● WHAT IS EXPECTED: Without including the pictures, copy out every line below.
(begin)
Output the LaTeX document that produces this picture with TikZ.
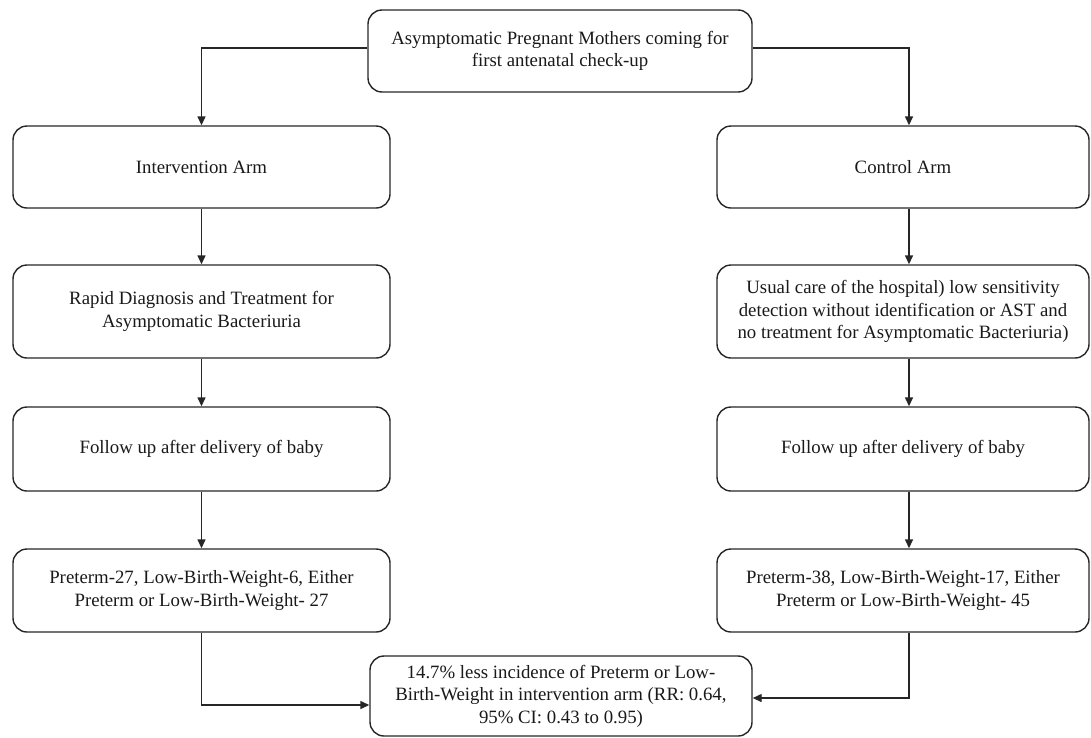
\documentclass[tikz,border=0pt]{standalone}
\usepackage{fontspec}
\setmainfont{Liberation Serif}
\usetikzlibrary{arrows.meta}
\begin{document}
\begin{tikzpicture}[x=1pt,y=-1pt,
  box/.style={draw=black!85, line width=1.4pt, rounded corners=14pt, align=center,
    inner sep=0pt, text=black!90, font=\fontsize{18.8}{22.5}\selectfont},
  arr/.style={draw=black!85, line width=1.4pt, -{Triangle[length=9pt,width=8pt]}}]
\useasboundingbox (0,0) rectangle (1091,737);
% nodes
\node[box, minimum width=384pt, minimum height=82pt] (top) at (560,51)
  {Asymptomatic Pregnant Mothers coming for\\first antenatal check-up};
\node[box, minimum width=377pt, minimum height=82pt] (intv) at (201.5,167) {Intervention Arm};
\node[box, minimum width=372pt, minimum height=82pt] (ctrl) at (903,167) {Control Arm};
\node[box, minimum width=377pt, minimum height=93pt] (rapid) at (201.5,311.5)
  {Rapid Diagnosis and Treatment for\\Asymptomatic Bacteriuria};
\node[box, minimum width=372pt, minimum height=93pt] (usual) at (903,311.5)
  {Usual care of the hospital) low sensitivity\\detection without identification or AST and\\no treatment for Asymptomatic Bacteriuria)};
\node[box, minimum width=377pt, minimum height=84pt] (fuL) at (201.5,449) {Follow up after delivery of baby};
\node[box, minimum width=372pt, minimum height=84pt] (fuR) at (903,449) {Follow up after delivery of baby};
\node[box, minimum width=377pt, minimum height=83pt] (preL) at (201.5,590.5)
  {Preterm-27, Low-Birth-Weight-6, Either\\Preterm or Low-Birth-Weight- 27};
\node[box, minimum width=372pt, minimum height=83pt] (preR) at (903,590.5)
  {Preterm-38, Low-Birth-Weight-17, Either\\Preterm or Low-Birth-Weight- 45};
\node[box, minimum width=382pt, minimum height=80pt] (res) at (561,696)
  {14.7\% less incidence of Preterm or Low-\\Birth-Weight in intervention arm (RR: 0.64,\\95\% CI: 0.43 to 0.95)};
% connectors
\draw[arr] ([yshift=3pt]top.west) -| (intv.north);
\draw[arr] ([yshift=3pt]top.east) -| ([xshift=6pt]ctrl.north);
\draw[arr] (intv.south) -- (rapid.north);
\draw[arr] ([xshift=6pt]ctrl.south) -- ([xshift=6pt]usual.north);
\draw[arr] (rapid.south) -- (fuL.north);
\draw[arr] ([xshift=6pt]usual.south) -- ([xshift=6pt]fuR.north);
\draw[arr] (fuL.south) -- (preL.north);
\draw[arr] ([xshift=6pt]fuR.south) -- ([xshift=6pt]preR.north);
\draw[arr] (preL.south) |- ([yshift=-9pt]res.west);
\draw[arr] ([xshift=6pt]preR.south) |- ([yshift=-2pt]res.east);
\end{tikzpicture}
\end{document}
(end)
● TASK RESULT:
Output the LaTeX document that produces this picture with TikZ.
\documentclass[tikz,border=0pt]{standalone}
\usepackage{fontspec}
\setmainfont{Liberation Serif}
\usetikzlibrary{arrows.meta}
\begin{document}
\begin{tikzpicture}[x=1pt,y=-1pt,
  box/.style={draw=black!85, line width=1.4pt, rounded corners=14pt, align=center,
    inner sep=0pt, text=black!90, font=\fontsize{18.8}{22.5}\selectfont},
  arr/.style={draw=black!85, line width=1.4pt, -{Triangle[length=9pt,width=8pt]}}]
\useasboundingbox (0,0) rectangle (1091,737);
% nodes
\node[box, minimum width=384pt, minimum height=82pt] (top) at (560,51)
  {Asymptomatic Pregnant Mothers coming for\\first antenatal check-up};
\node[box, minimum width=377pt, minimum height=82pt] (intv) at (201.5,167) {Intervention Arm};
\node[box, minimum width=372pt, minimum height=82pt] (ctrl) at (903,167) {Control Arm};
\node[box, minimum width=377pt, minimum height=93pt] (rapid) at (201.5,311.5)
  {Rapid Diagnosis and Treatment for\\Asymptomatic Bacteriuria};
\node[box, minimum width=372pt, minimum height=93pt] (usual) at (903,311.5)
  {Usual care of the hospital) low sensitivity\\detection without identification or AST and\\no treatment for Asymptomatic Bacteriuria)};
\node[box, minimum width=377pt, minimum height=84pt] (fuL) at (201.5,449) {Follow up after delivery of baby};
\node[box, minimum width=372pt, minimum height=84pt] (fuR) at (903,449) {Follow up after delivery of baby};
\node[box, minimum width=377pt, minimum height=83pt] (preL) at (201.5,590.5)
  {Preterm-27, Low-Birth-Weight-6, Either\\Preterm or Low-Birth-Weight- 27};
\node[box, minimum width=372pt, minimum height=83pt] (preR) at (903,590.5)
  {Preterm-38, Low-Birth-Weight-17, Either\\Preterm or Low-Birth-Weight- 45};
\node[box, minimum width=382pt, minimum height=80pt] (res) at (561,696)
  {14.7\% less incidence of Preterm or Low-\\Birth-Weight in intervention arm (RR: 0.64,\\95\% CI: 0.43 to 0.95)};
% connectors
\draw[arr] ([yshift=3pt]top.west) -| (intv.north);
\draw[arr] ([yshift=3pt]top.east) -| ([xshift=6pt]ctrl.north);
\draw[arr] (intv.south) -- (rapid.north);
\draw[arr] ([xshift=6pt]ctrl.south) -- ([xshift=6pt]usual.north);
\draw[arr] (rapid.south) -- (fuL.north);
\draw[arr] ([xshift=6pt]usual.south) -- ([xshift=6pt]fuR.north);
\draw[arr] (fuL.south) -- (preL.north);
\draw[arr] ([xshift=6pt]fuR.south) -- ([xshift=6pt]preR.north);
\draw[arr] (preL.south) |- ([yshift=-9pt]res.west);
\draw[arr] ([xshift=6pt]preR.south) |- ([yshift=-2pt]res.east);
\end{tikzpicture}
\end{document}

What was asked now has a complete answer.